- _EXERCISE AIM_
Go through the data below. List every line that holds the word "this".

DATA EXTRACT start

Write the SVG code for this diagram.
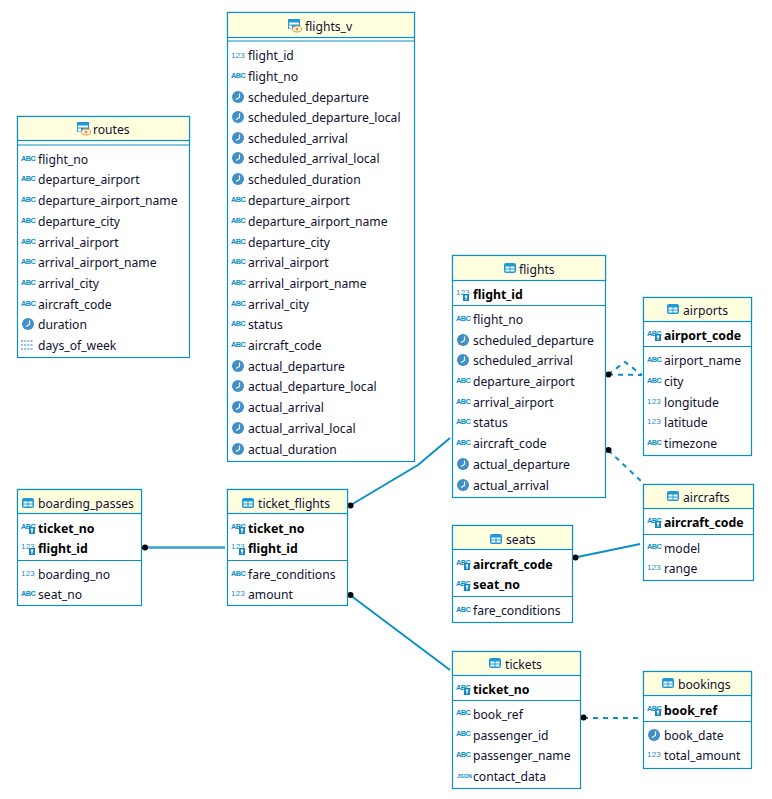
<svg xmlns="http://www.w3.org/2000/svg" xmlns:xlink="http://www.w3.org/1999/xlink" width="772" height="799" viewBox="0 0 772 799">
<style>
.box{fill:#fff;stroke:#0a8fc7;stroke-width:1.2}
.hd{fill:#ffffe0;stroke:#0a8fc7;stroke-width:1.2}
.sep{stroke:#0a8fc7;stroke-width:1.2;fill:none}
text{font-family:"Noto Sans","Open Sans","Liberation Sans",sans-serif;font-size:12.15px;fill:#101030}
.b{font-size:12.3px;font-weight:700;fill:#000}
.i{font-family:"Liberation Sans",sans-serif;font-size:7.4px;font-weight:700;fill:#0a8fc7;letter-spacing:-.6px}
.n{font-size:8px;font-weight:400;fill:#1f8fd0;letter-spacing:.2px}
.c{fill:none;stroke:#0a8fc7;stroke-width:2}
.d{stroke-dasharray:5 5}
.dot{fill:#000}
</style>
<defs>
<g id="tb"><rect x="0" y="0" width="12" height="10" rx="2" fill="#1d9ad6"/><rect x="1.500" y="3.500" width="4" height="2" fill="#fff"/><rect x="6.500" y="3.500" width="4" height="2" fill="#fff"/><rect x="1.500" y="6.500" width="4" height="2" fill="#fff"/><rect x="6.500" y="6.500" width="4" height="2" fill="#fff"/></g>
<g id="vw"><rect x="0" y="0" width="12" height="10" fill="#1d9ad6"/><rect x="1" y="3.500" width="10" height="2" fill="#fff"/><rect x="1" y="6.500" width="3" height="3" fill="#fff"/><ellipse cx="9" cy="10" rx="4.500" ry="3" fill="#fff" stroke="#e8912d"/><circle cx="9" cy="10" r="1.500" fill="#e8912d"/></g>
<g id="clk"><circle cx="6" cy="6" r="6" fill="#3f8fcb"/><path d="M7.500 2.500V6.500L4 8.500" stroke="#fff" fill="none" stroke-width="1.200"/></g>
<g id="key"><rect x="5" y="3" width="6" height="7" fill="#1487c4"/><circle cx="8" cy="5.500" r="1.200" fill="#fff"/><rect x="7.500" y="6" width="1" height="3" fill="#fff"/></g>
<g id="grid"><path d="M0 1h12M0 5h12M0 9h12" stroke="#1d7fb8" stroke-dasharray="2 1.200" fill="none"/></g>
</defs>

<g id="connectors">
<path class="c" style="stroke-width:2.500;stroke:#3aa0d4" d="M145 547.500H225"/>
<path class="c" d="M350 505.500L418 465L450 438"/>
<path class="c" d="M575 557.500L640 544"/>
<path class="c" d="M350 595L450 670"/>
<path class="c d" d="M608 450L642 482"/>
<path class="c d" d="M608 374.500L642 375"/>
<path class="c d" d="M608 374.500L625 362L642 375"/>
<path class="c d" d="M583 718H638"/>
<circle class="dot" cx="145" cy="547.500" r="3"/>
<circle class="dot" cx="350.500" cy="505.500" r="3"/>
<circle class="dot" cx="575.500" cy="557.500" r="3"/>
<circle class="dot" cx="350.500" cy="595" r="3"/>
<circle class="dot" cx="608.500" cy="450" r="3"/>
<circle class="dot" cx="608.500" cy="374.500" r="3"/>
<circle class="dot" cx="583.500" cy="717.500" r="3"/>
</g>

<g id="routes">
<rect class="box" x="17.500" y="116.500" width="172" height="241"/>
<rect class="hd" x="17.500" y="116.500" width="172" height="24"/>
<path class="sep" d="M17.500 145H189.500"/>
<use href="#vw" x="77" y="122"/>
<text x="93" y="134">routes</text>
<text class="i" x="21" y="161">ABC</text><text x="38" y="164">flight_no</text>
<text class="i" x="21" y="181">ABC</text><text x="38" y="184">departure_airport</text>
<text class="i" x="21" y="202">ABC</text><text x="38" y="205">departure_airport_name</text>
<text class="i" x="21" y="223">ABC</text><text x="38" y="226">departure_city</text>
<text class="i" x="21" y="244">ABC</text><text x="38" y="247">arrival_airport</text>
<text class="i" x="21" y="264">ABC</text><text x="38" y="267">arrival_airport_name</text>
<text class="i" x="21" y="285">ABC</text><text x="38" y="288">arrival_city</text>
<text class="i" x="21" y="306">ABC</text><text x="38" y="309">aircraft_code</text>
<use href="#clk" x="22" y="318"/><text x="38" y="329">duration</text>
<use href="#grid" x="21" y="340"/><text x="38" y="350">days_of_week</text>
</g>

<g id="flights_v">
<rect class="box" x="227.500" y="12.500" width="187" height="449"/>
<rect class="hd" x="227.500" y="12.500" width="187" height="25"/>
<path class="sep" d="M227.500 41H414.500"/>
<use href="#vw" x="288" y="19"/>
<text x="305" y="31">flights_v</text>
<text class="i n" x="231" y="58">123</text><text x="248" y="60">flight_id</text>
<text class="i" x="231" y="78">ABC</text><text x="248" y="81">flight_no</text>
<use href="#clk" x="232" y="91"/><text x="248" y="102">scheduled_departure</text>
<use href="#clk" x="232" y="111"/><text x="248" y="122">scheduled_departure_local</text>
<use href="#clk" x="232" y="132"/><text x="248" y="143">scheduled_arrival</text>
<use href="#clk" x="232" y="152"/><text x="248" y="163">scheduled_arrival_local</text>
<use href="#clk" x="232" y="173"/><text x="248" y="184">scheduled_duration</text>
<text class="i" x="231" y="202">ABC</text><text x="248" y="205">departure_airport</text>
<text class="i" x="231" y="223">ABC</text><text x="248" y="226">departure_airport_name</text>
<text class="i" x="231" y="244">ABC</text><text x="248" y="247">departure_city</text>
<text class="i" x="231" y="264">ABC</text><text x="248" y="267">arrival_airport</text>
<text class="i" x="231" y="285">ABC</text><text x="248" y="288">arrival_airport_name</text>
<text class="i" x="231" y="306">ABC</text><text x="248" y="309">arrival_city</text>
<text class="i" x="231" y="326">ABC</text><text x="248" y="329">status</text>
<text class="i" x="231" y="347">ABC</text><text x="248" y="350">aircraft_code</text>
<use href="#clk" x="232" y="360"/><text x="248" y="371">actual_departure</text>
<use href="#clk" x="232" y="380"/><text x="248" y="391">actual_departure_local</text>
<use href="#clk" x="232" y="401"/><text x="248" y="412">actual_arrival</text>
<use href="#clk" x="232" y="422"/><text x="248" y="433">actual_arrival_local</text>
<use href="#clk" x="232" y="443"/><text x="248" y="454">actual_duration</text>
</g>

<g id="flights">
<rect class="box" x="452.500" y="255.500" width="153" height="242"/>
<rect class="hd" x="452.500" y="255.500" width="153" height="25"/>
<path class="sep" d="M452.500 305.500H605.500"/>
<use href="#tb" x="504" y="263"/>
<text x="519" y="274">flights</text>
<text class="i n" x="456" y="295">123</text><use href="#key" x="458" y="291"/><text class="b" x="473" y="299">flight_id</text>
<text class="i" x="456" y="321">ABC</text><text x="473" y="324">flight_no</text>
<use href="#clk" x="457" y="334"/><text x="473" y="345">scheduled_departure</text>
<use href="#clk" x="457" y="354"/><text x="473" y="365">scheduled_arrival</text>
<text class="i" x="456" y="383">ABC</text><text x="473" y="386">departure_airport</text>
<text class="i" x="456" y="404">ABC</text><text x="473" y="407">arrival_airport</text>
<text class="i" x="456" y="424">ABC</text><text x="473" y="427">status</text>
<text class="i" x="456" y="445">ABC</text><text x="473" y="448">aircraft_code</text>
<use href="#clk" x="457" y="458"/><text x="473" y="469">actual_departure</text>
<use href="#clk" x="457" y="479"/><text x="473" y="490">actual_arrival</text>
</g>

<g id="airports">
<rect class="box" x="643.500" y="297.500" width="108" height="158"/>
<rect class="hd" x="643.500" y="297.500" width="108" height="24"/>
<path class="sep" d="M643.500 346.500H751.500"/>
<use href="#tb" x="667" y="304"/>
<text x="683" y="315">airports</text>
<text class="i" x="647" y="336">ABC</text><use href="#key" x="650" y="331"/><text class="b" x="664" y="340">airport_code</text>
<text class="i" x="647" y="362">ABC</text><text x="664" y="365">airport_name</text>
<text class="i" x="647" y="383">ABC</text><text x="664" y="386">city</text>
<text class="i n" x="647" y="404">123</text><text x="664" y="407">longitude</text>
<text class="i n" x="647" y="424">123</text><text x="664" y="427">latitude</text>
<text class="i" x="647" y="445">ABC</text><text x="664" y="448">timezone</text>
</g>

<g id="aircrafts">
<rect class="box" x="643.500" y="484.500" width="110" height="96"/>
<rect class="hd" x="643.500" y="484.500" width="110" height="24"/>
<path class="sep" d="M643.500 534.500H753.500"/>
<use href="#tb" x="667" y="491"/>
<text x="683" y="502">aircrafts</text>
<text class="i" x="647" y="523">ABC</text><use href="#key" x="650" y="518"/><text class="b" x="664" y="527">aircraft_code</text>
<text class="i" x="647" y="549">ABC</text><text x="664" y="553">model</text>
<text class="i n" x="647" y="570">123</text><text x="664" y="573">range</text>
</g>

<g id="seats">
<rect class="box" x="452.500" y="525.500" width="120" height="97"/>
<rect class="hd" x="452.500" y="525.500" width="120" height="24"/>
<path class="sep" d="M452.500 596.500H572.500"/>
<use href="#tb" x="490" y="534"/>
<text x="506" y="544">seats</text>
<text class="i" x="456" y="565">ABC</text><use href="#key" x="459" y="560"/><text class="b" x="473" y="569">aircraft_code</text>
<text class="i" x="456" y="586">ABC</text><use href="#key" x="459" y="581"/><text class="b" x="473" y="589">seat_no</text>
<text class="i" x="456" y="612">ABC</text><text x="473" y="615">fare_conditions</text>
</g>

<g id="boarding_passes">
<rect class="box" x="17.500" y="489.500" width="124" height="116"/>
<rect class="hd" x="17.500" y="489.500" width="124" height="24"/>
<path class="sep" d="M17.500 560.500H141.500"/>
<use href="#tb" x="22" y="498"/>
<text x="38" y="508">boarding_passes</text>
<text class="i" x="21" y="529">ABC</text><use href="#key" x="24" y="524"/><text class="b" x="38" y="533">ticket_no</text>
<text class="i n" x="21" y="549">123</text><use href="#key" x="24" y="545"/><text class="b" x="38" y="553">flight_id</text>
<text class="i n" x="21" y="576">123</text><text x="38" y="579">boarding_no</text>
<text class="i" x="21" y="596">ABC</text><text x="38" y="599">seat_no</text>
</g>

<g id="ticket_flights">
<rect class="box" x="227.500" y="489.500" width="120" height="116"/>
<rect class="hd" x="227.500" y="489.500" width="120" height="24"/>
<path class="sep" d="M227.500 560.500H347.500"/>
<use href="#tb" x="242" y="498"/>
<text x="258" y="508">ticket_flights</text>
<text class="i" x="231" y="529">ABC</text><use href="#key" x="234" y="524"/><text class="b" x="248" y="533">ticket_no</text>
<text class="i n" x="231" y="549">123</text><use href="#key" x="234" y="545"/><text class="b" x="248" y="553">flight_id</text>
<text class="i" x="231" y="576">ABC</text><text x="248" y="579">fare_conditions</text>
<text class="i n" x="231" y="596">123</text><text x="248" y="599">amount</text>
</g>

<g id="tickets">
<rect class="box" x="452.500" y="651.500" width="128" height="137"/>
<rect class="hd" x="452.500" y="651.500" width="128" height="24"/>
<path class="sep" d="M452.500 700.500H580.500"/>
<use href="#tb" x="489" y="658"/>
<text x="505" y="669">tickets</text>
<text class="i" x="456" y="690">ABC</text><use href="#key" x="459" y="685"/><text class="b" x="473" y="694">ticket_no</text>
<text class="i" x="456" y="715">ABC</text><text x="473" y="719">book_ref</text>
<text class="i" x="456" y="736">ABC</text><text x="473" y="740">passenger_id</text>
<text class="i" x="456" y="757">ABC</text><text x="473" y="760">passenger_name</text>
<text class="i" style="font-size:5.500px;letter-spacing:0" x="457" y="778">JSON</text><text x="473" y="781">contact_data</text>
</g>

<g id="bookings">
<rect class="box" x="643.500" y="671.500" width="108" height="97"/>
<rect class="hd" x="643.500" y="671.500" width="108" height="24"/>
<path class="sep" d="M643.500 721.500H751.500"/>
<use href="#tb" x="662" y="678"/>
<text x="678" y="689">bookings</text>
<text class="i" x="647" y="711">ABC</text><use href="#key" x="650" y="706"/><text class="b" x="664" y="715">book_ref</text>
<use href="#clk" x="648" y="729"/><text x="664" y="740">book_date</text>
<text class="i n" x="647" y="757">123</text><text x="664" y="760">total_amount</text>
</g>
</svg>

DATA EXTRACT end
DATA EXTRACT start

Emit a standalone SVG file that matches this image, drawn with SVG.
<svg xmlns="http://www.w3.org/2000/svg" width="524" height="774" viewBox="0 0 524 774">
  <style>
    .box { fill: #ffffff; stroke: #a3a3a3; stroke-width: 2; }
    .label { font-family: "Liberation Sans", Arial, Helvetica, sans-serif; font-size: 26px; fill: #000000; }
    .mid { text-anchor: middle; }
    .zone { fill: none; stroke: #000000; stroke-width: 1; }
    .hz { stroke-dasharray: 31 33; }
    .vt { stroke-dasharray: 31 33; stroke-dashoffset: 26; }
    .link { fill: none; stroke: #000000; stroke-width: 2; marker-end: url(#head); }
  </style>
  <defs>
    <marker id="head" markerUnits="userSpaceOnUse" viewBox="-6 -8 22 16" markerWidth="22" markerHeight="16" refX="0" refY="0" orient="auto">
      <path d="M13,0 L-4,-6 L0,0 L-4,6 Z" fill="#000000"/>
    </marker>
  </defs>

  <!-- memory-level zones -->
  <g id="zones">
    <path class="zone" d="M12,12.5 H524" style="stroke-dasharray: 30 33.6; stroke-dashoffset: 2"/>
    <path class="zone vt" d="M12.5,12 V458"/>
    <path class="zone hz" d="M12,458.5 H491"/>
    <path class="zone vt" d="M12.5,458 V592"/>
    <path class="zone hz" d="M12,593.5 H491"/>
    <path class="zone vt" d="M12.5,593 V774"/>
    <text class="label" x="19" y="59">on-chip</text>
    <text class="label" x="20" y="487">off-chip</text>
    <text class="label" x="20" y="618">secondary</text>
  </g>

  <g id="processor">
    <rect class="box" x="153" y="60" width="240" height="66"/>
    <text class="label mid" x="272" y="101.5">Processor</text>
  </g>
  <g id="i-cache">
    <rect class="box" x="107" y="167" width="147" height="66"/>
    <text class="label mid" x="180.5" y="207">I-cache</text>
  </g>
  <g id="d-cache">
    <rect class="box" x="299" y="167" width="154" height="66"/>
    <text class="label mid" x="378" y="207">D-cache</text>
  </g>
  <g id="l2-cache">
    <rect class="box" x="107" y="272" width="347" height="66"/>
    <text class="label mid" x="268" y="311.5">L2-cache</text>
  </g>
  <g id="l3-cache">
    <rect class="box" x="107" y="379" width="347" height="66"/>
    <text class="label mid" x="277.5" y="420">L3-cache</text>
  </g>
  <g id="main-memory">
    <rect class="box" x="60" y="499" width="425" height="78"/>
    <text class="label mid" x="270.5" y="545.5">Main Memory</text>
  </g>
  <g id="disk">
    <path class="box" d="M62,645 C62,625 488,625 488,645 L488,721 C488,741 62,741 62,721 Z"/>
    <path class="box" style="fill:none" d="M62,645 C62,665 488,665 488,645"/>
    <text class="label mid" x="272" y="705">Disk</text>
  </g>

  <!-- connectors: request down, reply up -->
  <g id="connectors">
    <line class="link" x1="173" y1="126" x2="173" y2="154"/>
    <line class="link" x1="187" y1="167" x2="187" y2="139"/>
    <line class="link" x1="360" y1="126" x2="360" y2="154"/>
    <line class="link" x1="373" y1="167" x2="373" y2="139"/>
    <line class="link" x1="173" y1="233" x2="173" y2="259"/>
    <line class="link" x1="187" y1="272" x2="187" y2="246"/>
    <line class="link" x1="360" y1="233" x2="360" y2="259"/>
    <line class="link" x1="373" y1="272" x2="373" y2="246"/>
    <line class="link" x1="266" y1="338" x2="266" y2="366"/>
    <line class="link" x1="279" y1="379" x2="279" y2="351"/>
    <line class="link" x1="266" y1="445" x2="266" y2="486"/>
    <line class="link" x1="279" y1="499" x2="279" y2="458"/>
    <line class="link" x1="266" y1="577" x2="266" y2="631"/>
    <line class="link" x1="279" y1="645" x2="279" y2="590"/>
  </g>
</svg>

DATA EXTRACT end
DATA EXTRACT start

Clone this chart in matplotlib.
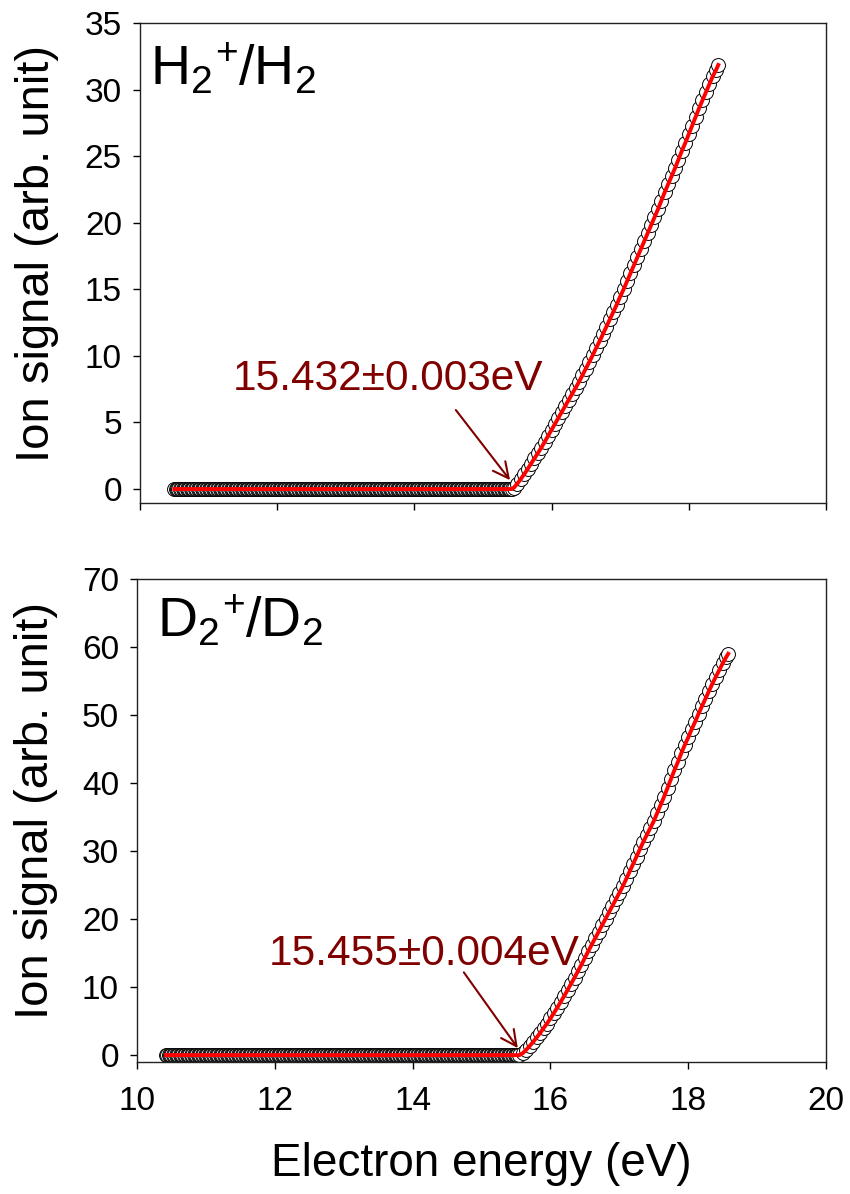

DATA EXTRACT end

- _RESULT BELOW_
Write the SVG code for this diagram.
Emit a standalone SVG file that matches this image, drawn with SVG.
Clone this chart in matplotlib.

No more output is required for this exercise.